L'agriculteur démarre avec la luzerne à chaque fois sur un colza, un moyen aussi de réaliser la transition progressivement : « on aura fait le tour en 4 ans environ », précise Christophe Vandewalle. Pourquoi choisir la luzerne ? Et pas du sainfoin, du lotier... ? « J'ai fait des tests en bandes de 24 m la première année, et la luzerne me plaît particulièrement avec son système racinaire puissant. De plus, ce dernier n'est pas dans le même horizon que celui du blé. Si la luzerne reste en place trois ans, elle a le temps de faire ses racines et je me dis que cela crée ainsi une autoroute pour les racines de blé lors de la rotation suivante », explique Christophe Vandewalle. « Pour l'instant, je me concentre donc sur la luzerne et je continue à me documenter, je changerai peut-être d'avis un jour... »
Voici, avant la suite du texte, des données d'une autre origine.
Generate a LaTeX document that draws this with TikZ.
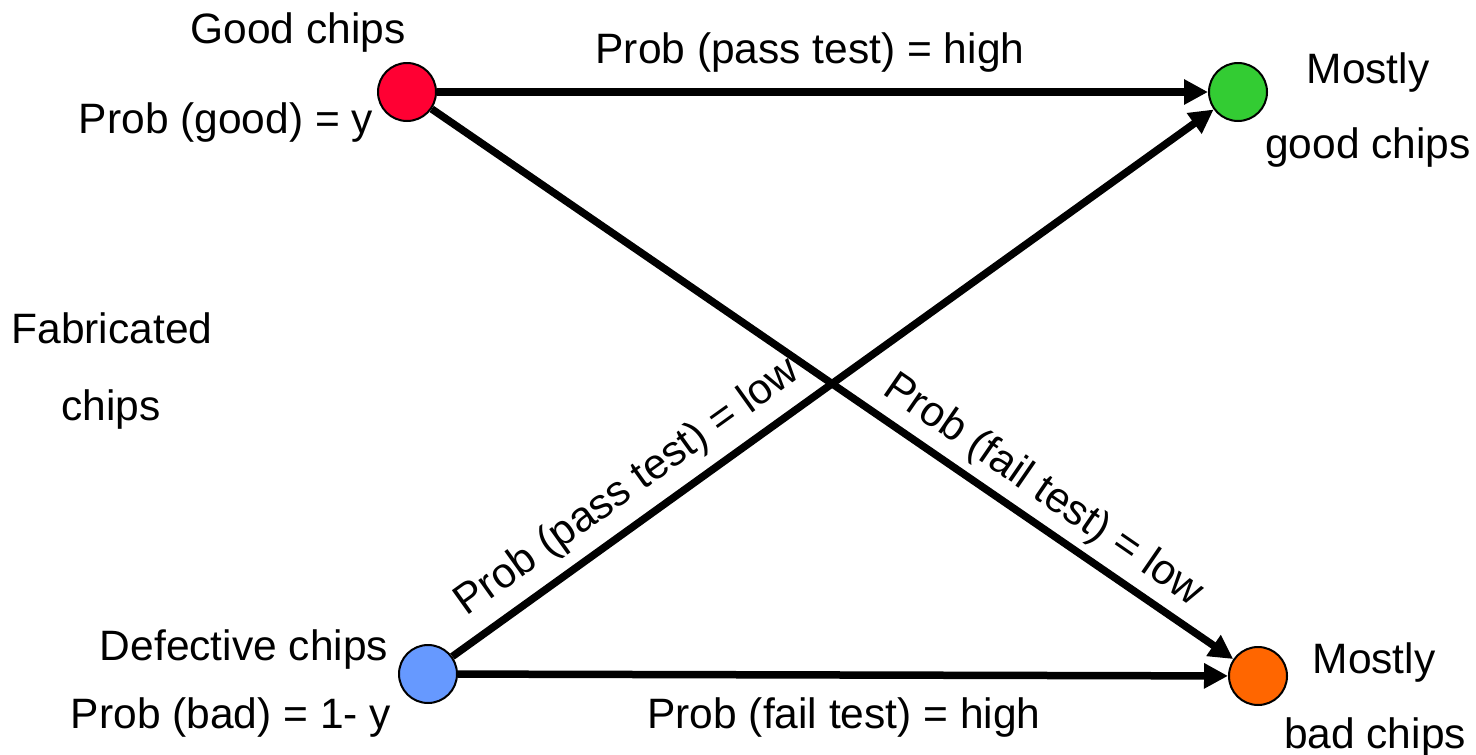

Retrouvez l'intégralité de l'interview réalisée par Ver de Terre Production en vidéo (cliquez sur le curseur pour lancer la lecture)

Bien maîtriser le couvert permanent 

« Comme le couvert est déjà en place à l'implantation de la culture suivante, il limite la levée des adventices en théorie. Des économies de désherbage sont alors possibles dans des systèmes, équilibrés, où la légumineuse est bien conduite », note le GIEE Magellan, basé dans la Nièvre, dans son guide Semis direct : du couvert annuel... au couvert permanent

« Le couvert permanent permet de maintenir un habitat propice aux auxiliaires de culture. Malheureusement, il peut également servir d'abri pour les ravageurs comme les campagnols. » Christophe Vandewalle attire aussi l'attention sur l'importance de bien maîtriser le couvert pour ne pas qu'il concurrence la culture en place, notamment au niveau des éléments nutritifs du sol.

Relations entre cultures et couverts de légumineuses pérennes

Sur son exploitation, il a notamment fait le choix de la variété de luzerne Luzelle, car « elle démarre beaucoup moins rapidement au printemps et dispose d'un port plus étalé, donc elle est moins envahissante ».

 « L'observation : clé de la réussite »

« Il faut, en effet, être particulièrement vigilant lorsqu'on vient de contrôler la luzerne au printemps. Toutes les luzernes doivent être reparties, il ne faut pas passer trop tôt, ni trop tard : l'observation reste la clé de réussite de cette intervention. Attention aussi au stade du blé (ne pas passer au stade gonflement), ainsi qu'aux températures et à l'hygrométrie », précise Vincent Baron dans une fiche du réseau Dephy. Installé dans les Deux-Sèvres, il cultive de la luzerne porte-graines depuis 1994 et jugeait « improductif de faire un passage d'outil à dent pour détruire une luzerne, alors qu'elle rentre en repos végétatif à l'automne ». C'est en 2006, qu'il a essayé de semer du blé directement dans la luzerne vivante pour ne plus avoir recours au travail du sol

Depuis, Vincent Baron est passé en semis direct sur la totalité de son exploitation. Il implante la luzerne porte-graines en même temps que le tournesol à 4 kg/ha (avec le microgranulateur du semoir monograine) « pour ne pas perdre une année, même si les rendements en tournesol sont faibles. La luzerne est maintenue en place minimum deux années. C'est un plaisir de venir ensuite semer le blé dans la luzerne : c'est le top du top, partage l'agriculteur. Après son repos végétatif pendant l'hiver, la légumineuse décolle en février. C'est là le point clé de la gestion dans la céréale au printemps. Et une fois la moisson réalisée, la luzerne vient naturellement couvrir les sols. Elle disparaît au fil des années, notamment lorsque le colza arrive dans la rotation. Je viens alors sursemer avec un couvert classique, afin de combler les trous dans la luzerne ».

Parmi les pistes d'amélioration, l'agriculteur réfléchit à semer la luzerne porte-graines à une densité plus importante comme c'est le cas de la luzerne fourrage, « pour avoir une meilleure couverture du sol une fois la moisson effectuée ». Il faudra, par contre, être encore plus vigilant au printemps.